— START SUPPLIED MATERIAL —

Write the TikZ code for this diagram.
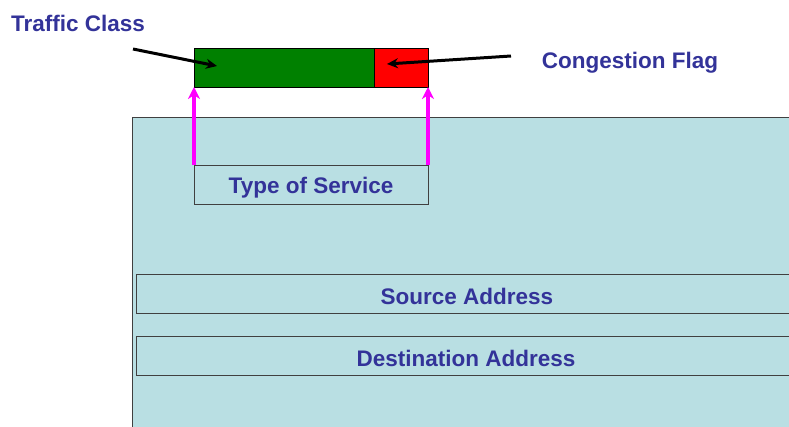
\documentclass[tikz,border=0pt]{standalone}
\usepackage{fontspec}
\setmainfont{Liberation Sans}
\usetikzlibrary{arrows.meta}
\definecolor{hdrblue}{HTML}{B9DFE3}
\definecolor{txtblue}{HTML}{333399}
\definecolor{fgreen}{HTML}{008000}
\definecolor{fmag}{HTML}{FF00FF}
\tikzset{
  field/.style={draw=black!75, line width=1pt, fill=hdrblue, inner sep=0pt},
  lbl/.style={text=txtblue, font=\fontsize{22.5}{26}\selectfont\bfseries, inner sep=0pt},
  callout/.style={draw=black, line width=3pt, -{Stealth[length=11pt,width=10pt]}},
  bitarrow/.style={draw=fmag, line width=3.8pt, -{Stealth[length=12pt,width=12pt]}}
}
\begin{document}
\begin{tikzpicture}[x=1pt,y=-1pt]
\clip (0,0) rectangle (789,426);
\fill[white] (0,0) rectangle (789,426);
% header
\draw[field] (132,117) rectangle (800,440);
% fields
\draw[field] (194,165) rectangle (428,204);
\node[lbl] (tos) at (311,187.5) {Type of Service};
\coordinate (tosL) at (194,165);
\coordinate (tosR) at (428,165);
\draw[field] (136,274) rectangle (800,313);
\node[lbl] (src) at (467,296) {Source Address};
\draw[field] (136,336) rectangle (800,375);
\node[lbl] (dst) at (466,358) {Destination Address};
% byte
\draw[draw=black, line width=1pt, fill=fgreen] (194,48) rectangle (374,87);
\draw[draw=black, line width=1pt, fill=red] (374,48) rectangle (428,87);
\coordinate (byteL) at (194,87);
\coordinate (byteR) at (428,87);
\coordinate (tcend) at (217,66);
\coordinate (cfend) at (387,64);
% labels
\node[lbl] (tc) at (78,23) {Traffic Class};
\node[lbl] (cf) at (630,63) {Congestion Flag};
\coordinate (tcstart) at (133,49);
\coordinate (cfstart) at (511,56);
% arrows
\draw[callout] (tcstart) -- (tcend);
\draw[callout] (cfstart) -- (cfend);
\draw[bitarrow] (tosL) -- (byteL);
\draw[bitarrow] (tosR) -- (byteR);
\end{tikzpicture}
\end{document}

— END SUPPLIED MATERIAL —

**WHAT THE TASK REQUIRES:** All the material shown above is to be copied exactly, with no pictures carried over.

**SOLUTION TO THIS TASK:**
Write the TikZ code for this diagram.
\documentclass[tikz,border=0pt]{standalone}
\usepackage{fontspec}
\setmainfont{Liberation Sans}
\usetikzlibrary{arrows.meta}
\definecolor{hdrblue}{HTML}{B9DFE3}
\definecolor{txtblue}{HTML}{333399}
\definecolor{fgreen}{HTML}{008000}
\definecolor{fmag}{HTML}{FF00FF}
\tikzset{
  field/.style={draw=black!75, line width=1pt, fill=hdrblue, inner sep=0pt},
  lbl/.style={text=txtblue, font=\fontsize{22.5}{26}\selectfont\bfseries, inner sep=0pt},
  callout/.style={draw=black, line width=3pt, -{Stealth[length=11pt,width=10pt]}},
  bitarrow/.style={draw=fmag, line width=3.8pt, -{Stealth[length=12pt,width=12pt]}}
}
\begin{document}
\begin{tikzpicture}[x=1pt,y=-1pt]
\clip (0,0) rectangle (789,426);
\fill[white] (0,0) rectangle (789,426);
% header
\draw[field] (132,117) rectangle (800,440);
% fields
\draw[field] (194,165) rectangle (428,204);
\node[lbl] (tos) at (311,187.5) {Type of Service};
\coordinate (tosL) at (194,165);
\coordinate (tosR) at (428,165);
\draw[field] (136,274) rectangle (800,313);
\node[lbl] (src) at (467,296) {Source Address};
\draw[field] (136,336) rectangle (800,375);
\node[lbl] (dst) at (466,358) {Destination Address};
% byte
\draw[draw=black, line width=1pt, fill=fgreen] (194,48) rectangle (374,87);
\draw[draw=black, line width=1pt, fill=red] (374,48) rectangle (428,87);
\coordinate (byteL) at (194,87);
\coordinate (byteR) at (428,87);
\coordinate (tcend) at (217,66);
\coordinate (cfend) at (387,64);
% labels
\node[lbl] (tc) at (78,23) {Traffic Class};
\node[lbl] (cf) at (630,63) {Congestion Flag};
\coordinate (tcstart) at (133,49);
\coordinate (cfstart) at (511,56);
% arrows
\draw[callout] (tcstart) -- (tcend);
\draw[callout] (cfstart) -- (cfend);
\draw[bitarrow] (tosL) -- (byteL);
\draw[bitarrow] (tosR) -- (byteR);
\end{tikzpicture}
\end{document}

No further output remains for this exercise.